Why? The ‘head-mounted displays’ that had become the recognisable hallmark of the VR experience used an individual display for each eye, but offered perhaps 300 pixels spread across 80 degrees of a ‘field of view’. A little armchair math will tell you that means each pixel had to cover nearly one third of a degree of the field of view, or 3.75 ‘pixels per degree’. When you consider that the full moon in the night sky only spans about half a degree, you can begin to see why that level of resolution might prove to be insufficient for – well, almost everything.
While better displays would have solved this problem, the technology for tiny high resolution displays lay two decades in the future. Until the smartphone took off, neither chip designers nor display manufacturers had enough market demand to invest billions of dollars in new processes that gave us today’s retina-class displays. But we already had technology for large high-resolution displays – data projectors.
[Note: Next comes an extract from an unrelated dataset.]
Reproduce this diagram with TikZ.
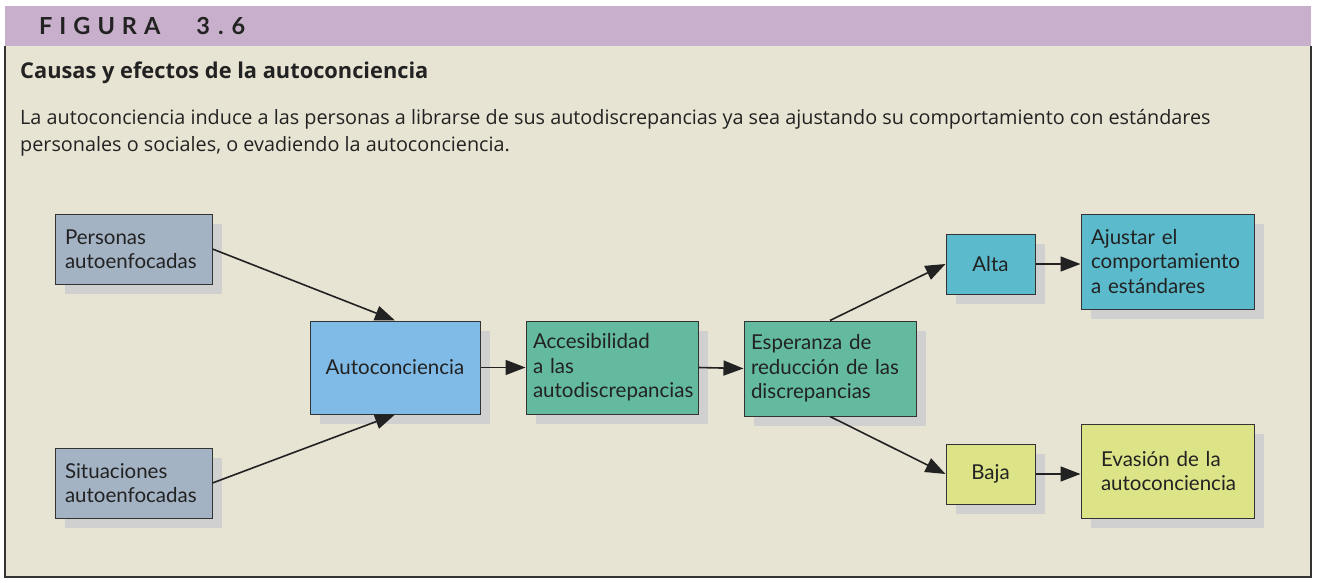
\documentclass[tikz,border=0pt]{standalone}
\usepackage{fontspec}
\setmainfont{Lato}
\newfontfamily\parafont{Open Sans}
\usetikzlibrary{arrows.meta,shadows}
\definecolor{hdr}{HTML}{C8AFCB}
\definecolor{bgc}{HTML}{E8E4D3}
\definecolor{grayblue}{HTML}{A3B3C4}
\definecolor{skyb}{HTML}{7FBBE6}
\definecolor{myteal}{HTML}{63BA9E}
\definecolor{cyanb}{HTML}{5BBACB}
\definecolor{ylw}{HTML}{DDE488}
\definecolor{shd}{HTML}{D0D0D0}
\definecolor{edgec}{HTML}{333333}
\definecolor{ink}{HTML}{222222}
\tikzset{
  box/.style={draw=edgec, line width=1pt, inner sep=0pt,
    drop shadow={shadow xshift=10pt, shadow yshift=-10pt, fill=shd, opacity=1},
    font=\fontsize{20.5}{24.5}\selectfont, text=ink},
  arr/.style={-{Triangle[length=20pt,width=15pt]}, line width=1.6pt, draw=ink},
  txt/.style={anchor=base west, inner sep=0pt, text=ink}
}
\begin{document}
\begin{tikzpicture}[x=1pt,y=-1pt]
\useasboundingbox (0,0) rectangle (1318,583);
\fill[white] (0,0) rectangle (1318,583);
\fill[bgc] (5,46) rectangle (1311,577);
\fill[hdr] (5,6) rectangle (1311,46);
\draw[edgec, line width=1.3pt] (5,46) -- (5,577) -- (1311,577) -- (1311,46);

\node[txt, font=\fontsize{23.5}{24}\bfseries] (hd) at (39,35)
  {F\hspace{7pt}I\hspace{7pt}G\hspace{7pt}U\hspace{7pt}R\hspace{7pt}A\hspace{36pt}3\hspace{8pt}.\hspace{8pt}6};
\node[txt, font=\parafont\fontsize{21.8}{24}\bfseries] (title) at (20,79) {Causas y efectos de la autoconciencia};
\node[txt, font=\parafont\fontsize{19.8}{24}\selectfont] (par1) at (20,125)
  {La autoconciencia induce a las personas a librarse de sus autodiscrepancias ya sea ajustando su comportamiento con estándares};
\node[txt, font=\parafont\fontsize{19.8}{24}\selectfont] (par2) at (20,152)
  {personales o sociales, o evadiendo la autoconciencia.};

\node[box, fill=grayblue, minimum width=157pt, minimum height=70pt, text width=137pt, align=left] (p) at (133.5,249) {Personas\\autoenfocadas};
\node[box, fill=grayblue, minimum width=157pt, minimum height=70pt, text width=137pt, align=left] (s) at (133.5,483) {Situaciones\\autoenfocadas};
\node[box, fill=skyb, minimum width=170pt, minimum height=93pt, align=center] (a) at (395,367.5) {Autoconciencia};
\node[box, fill=myteal, minimum width=172pt, minimum height=93pt, text width=158pt, align=left] (acc) at (612,367.5) {Accesibilidad\\a las\\autodiscrepancias};
\node[box, fill=myteal, minimum width=172pt, minimum height=95pt, text width=158pt, align=left] (esp) at (830,368.5) {Esperanza de\\reducción de las\\discrepancias};
\node[box, fill=cyanb, minimum width=89pt, minimum height=60pt, align=center] (alta) at (990.5,264) {Alta};
\node[box, fill=cyanb, minimum width=173pt, minimum height=95pt, text width=153pt, align=left] (ajus) at (1167.5,261.5) {Ajustar el\\comportamiento\\a estándares};
\node[box, fill=ylw, minimum width=89pt, minimum height=60pt, align=center] (baja) at (990.5,474) {Baja};
\node[box, fill=ylw, minimum width=173pt, minimum height=94pt, text width=133pt, align=left] (eva) at (1167.5,471) {Evasión de la\\autoconciencia};

\draw[arr] (p.east) -- (a.north);
\draw[arr] (s.east) -- (a.south);
\draw[arr] (a.east) -- (acc.west);
\draw[arr] (acc.east) -- (esp.west);
\draw[arr] (esp.north) -- (alta.west);
\draw[arr] (esp.south) -- (baja.west);
\draw[arr] (alta.east) -- (alta.east -| ajus.west);
\draw[arr] (baja.east) -- (baja.east -| eva.west);
\end{tikzpicture}
\end{document}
Buoyed by the new market for ‘home theaters’ using projection displays, in the 1990s, if you had the money, you could project a high-resolution image on any surface.
Putting us bodily into a virtual world transports our imaginations far more effectively than donning a ‘face-sucker’ display.
VR researcher Carolina Cruz-Niera and her colleagues at the University of Illinois, Chicago realised that they could use data projectors to turn VR ‘inside out’. Rather than projecting generated images within a head-mounted display, why not use data projectors to project the imagery onto the walls? No need for a bulky, heavy, low-resolution headset – and as an added bonus, you could bring multiple people into the virtual world together simultaneously. This ‘CAVE Virtual Environment’ created quite a stir in VR circles, upending design tenets, and revolutionising the scope for virtual reality. Now that any sufficiently darkened room could be repurposed as a virtual environment, people got very creative, very quickly. The CAVE worked both as a technology and as a fundamental statement of design – that VR could be flipped around and opened up, revealing a new way of thinking about space.
Across the middle of the 1990s a range of VR works either used the CAVE or adapted bits of it in some spectacular walk-around and walk-through VR works. It’s a technology that remains vital today; a recent work, Parragirls, uses walk-through immersion to document the true and horrifying tales of abuse at the Parramatta Girl’s Reformatory. Where headset VR often struggles to create a sense of place – people tend to remain stationary, for reasons of safety – CAVE-based VR gives you a whole-body sense of ‘immersion’.
It’s that same sense of immersion experienced by the audience at the Sphere. Putting us bodily into a virtual world transports our imaginations far more effectively than donning a ‘face-sucker’ display. And a CAVE wouldn’t be ideal for every possible application of VR, in most cases we prefer the virtual world to spread itself out around us, rather than being forced to squeeze ourselves into it.
Cities will soon vie to build their own Spheres.
Now that we’ve got a CAVE capable of handling nearly twenty thousand simultaneous ‘immersants’ – and one that appears to be hugely successful – we can expect the tech to spread everywhere. Cities will soon vie to build their own Spheres; it’s easy to imagine them popping up in Shanghai, Singapore, and Dubai. Every metropolis with pretensions to ‘world city’ status will be looking to build their own Sphere – the better to attract top-of-the-line entertainers. And while there will be a mad dash to build Spheres, it’s also easy to see another line of development that will bring the Sphere home.
Latest generation ‘gaming’ displays for PCs have grown wider and wider, so much so they now curve back toward the user at the edges, suggesting the start of a Sphere-like wraparound. Make them four times taller and twice as wide, and you’d have something I’m calling the ‘HomeSphere’ – the must-have consumer display of the early 2030s. The CAVE will come home as a new high-tech toy, a nod back thirty thousand years, to those first light shows playing out on cave walls.